Early Indigenous Literatures

What Does Water Do For Indigenous Peoples of the Great Lakes Region?

The geographic focus of this exhibit is the Great Lakes region and the Mississippi River, with an attention to Indigenous peoples who call these spaces their homes. For the Potawatomi, Sauk, and Ojibwe peoples, this space is inherently infused not just with the land but with the water. While water and waterways are significant actors (in the sense that water is an agentic force that requires relational care) for all three tribal nations, the specifics of water is not the same across each: For Heid E. Erdrich (Turtle Mountain Ojibwe), invoking the river grounds the temporal simultaneity that guides her poemeo; for Simon Pokagon (Potawatomi) water is a method of place-making and water terminology shapes his articulation of dispossession; for Black Hawk (Sauk) water is a location itself and a place-making entity.

To think through the different aspects water allows for, I invoke Christopher Pexa’s term “critical relationality” which he explains as doing three things: “(1) as temporality for linking to the past and moving toward the future, (2) as a mode of place making, and (3) as expressing an ontological relationship to ancestral lands and their human and other-than-human occupants” (22). In this exhibit, Potawatomi, Sauk, and Ojibwe authors invoke the river as an entity, in watery terminology, and as locations themselves in complementary and practical manifestations of “critical relationality.”

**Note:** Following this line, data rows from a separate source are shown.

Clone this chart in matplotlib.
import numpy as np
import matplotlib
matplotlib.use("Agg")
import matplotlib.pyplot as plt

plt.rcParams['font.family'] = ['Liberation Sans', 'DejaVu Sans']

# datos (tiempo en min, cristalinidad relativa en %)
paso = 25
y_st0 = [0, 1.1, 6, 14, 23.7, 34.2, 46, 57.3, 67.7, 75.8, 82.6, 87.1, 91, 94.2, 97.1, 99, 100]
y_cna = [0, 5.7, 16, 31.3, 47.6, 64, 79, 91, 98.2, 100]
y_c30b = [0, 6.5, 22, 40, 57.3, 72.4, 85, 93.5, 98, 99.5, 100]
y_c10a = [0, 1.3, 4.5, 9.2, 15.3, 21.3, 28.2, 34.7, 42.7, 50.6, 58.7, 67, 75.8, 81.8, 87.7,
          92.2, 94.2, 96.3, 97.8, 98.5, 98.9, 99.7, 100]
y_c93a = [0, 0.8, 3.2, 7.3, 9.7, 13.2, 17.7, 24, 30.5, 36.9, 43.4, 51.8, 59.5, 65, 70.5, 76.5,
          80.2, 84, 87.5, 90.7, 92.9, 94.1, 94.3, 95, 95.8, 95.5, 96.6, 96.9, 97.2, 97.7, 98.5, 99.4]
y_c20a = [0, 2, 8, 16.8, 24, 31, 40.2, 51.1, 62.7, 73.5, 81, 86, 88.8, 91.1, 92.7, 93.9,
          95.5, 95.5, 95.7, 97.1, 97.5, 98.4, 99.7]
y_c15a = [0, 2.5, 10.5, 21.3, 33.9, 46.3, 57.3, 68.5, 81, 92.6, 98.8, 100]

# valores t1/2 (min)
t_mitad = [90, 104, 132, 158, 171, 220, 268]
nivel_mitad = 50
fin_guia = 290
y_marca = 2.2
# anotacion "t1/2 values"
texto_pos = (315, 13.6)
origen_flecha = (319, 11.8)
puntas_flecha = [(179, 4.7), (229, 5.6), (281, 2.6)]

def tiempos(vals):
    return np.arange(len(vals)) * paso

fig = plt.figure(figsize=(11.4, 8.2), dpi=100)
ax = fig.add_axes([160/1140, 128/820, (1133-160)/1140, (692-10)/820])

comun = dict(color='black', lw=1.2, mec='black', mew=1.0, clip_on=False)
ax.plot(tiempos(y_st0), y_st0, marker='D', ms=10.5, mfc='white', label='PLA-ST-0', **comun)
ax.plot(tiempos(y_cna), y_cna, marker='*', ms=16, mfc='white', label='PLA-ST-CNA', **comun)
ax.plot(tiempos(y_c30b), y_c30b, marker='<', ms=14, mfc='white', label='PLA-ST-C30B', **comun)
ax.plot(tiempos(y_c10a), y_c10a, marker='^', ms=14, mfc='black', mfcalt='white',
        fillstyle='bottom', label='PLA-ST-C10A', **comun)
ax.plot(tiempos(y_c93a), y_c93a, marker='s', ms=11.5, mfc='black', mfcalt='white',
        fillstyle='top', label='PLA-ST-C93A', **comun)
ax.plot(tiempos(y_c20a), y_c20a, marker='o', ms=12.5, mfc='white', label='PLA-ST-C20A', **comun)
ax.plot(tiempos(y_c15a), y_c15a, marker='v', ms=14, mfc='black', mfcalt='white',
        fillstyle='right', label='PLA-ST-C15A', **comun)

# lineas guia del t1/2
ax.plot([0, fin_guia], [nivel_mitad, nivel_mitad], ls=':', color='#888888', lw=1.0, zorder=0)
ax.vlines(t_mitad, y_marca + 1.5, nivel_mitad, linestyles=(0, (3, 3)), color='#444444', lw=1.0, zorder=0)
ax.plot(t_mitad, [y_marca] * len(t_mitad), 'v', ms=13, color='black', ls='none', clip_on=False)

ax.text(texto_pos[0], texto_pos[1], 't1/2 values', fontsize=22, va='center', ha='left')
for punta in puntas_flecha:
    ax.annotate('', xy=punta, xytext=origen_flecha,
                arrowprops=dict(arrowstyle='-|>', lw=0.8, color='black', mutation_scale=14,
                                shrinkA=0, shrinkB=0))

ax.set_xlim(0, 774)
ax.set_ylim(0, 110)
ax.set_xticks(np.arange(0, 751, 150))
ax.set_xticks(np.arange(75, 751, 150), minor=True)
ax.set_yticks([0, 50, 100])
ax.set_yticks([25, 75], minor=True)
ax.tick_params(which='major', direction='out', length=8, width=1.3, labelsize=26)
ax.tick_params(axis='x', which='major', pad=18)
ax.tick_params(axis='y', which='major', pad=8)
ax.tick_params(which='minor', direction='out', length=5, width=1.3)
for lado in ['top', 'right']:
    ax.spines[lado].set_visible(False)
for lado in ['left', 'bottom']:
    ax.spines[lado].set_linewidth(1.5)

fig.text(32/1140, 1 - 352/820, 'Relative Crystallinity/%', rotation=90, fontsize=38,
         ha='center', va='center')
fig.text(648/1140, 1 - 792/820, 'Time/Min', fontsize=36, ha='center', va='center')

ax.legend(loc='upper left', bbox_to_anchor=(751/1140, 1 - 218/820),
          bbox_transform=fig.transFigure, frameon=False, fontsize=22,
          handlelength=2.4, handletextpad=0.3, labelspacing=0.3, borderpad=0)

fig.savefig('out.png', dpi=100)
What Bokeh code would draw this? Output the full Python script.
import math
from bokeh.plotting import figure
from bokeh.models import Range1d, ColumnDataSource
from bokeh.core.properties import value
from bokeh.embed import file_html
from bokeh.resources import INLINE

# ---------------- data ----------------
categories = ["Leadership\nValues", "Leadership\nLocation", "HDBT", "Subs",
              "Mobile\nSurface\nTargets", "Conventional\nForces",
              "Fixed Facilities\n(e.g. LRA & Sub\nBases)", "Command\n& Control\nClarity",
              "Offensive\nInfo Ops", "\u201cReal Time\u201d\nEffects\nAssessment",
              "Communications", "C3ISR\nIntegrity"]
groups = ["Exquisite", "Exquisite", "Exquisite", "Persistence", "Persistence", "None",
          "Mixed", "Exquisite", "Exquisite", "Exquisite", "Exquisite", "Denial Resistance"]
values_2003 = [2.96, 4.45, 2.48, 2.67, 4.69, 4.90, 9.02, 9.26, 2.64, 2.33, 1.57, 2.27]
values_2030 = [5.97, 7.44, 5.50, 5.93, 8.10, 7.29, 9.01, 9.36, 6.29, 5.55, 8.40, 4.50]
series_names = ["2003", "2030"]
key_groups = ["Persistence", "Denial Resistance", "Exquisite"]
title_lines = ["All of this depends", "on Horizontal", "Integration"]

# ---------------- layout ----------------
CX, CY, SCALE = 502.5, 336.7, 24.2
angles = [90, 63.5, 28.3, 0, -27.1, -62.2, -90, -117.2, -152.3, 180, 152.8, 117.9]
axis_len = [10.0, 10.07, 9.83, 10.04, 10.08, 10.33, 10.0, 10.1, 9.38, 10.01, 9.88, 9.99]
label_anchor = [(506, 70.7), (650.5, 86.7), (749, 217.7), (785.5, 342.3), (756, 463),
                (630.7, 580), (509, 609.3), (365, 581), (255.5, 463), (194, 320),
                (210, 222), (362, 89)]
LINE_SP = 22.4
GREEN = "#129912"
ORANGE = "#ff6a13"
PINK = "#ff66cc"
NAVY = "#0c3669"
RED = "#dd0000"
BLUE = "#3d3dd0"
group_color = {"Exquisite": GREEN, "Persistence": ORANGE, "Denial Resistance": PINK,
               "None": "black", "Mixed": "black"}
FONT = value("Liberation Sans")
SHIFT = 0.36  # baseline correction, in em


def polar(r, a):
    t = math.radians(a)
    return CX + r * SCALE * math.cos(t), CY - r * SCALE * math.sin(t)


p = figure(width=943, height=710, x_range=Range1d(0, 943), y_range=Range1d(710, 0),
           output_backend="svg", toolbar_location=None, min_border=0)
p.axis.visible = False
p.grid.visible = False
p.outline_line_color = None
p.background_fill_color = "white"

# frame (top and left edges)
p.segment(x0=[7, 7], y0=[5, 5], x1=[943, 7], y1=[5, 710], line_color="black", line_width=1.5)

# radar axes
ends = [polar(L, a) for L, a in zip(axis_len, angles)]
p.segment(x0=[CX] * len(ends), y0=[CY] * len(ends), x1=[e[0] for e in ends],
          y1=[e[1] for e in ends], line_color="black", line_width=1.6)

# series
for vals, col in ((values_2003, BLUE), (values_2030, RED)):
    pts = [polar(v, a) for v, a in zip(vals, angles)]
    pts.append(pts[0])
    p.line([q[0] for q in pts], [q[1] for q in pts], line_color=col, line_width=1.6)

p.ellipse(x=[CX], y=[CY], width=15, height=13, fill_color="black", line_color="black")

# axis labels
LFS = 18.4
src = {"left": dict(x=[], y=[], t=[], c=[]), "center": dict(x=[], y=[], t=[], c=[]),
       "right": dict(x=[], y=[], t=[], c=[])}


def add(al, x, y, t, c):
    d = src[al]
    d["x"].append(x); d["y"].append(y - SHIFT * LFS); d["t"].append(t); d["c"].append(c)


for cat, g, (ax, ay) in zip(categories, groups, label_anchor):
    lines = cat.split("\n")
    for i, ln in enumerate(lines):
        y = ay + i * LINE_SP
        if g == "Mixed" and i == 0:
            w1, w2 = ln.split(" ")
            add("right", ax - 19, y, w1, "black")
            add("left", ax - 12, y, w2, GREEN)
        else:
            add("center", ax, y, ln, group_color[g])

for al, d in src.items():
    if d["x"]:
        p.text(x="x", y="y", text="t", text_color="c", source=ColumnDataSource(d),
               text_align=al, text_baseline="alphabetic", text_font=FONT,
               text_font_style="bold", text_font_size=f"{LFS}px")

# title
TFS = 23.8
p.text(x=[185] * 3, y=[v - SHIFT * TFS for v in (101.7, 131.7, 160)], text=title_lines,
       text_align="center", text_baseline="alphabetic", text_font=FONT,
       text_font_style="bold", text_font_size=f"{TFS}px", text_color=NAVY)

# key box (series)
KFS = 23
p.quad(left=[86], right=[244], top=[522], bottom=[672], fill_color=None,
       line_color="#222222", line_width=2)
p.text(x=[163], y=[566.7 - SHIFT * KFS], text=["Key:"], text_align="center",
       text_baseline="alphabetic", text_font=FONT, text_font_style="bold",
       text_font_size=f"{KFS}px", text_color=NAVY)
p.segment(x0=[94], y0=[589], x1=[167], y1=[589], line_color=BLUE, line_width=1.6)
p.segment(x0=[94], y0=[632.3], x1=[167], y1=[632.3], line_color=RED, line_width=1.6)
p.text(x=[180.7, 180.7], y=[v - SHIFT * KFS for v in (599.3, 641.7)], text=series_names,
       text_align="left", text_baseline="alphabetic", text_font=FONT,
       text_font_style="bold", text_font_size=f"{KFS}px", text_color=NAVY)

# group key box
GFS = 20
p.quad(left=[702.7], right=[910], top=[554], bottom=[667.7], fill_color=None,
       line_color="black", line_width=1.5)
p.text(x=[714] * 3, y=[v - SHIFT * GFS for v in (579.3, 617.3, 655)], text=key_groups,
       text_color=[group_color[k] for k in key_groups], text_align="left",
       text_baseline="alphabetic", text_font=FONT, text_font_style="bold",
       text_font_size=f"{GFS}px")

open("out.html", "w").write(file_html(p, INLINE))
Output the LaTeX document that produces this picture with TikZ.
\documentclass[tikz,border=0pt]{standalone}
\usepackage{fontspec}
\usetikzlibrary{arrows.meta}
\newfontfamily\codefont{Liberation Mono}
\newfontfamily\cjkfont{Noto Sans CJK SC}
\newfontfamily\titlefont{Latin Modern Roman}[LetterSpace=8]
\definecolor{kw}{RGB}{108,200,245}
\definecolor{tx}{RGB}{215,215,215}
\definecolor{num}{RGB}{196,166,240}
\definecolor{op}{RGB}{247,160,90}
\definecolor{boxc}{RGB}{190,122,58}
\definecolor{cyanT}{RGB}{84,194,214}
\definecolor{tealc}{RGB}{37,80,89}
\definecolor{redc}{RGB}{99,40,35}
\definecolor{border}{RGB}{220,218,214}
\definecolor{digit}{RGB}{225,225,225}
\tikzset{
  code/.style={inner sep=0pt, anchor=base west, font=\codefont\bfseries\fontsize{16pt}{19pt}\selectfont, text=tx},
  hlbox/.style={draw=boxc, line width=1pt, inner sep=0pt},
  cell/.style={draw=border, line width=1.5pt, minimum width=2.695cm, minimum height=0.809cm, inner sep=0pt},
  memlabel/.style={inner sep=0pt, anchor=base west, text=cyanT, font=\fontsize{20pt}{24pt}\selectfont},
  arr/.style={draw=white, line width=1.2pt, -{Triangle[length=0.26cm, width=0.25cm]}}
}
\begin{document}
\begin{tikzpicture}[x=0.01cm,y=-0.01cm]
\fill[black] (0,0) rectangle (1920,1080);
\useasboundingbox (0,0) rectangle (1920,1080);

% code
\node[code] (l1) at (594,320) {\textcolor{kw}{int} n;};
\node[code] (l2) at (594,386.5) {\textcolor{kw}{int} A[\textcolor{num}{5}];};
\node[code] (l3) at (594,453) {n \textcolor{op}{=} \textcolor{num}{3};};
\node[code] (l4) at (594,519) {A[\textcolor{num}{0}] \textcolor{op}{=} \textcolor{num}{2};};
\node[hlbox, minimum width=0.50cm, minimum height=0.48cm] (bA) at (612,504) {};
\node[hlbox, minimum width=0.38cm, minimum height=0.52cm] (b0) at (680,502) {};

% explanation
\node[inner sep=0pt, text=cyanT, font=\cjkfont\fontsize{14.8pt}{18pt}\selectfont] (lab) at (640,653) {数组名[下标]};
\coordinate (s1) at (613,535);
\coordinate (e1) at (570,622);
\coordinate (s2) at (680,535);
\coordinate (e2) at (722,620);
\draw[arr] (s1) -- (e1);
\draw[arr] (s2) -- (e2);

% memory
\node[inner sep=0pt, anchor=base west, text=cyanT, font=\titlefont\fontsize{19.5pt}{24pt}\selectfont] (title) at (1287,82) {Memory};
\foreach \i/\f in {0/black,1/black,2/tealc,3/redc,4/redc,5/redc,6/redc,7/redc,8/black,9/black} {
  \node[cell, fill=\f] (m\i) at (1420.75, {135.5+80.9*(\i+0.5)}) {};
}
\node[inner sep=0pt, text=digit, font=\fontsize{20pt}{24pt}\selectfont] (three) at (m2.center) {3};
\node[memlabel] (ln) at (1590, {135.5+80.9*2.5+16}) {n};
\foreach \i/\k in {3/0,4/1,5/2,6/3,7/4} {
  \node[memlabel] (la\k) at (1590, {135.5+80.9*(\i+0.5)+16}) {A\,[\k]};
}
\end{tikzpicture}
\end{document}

As an exhibit that exists on a digital platform, this project also focuses on the possibilities that technologies through time allow for. Beginning with a birch-bark text from Simon Pokagon in 1893 and spanning into the present moment with the announcement of Tuvalu’s migration to the metaverse, this exhibit examines the role of technology in making “critical relationality” enlivened for Indigenous authors and communities.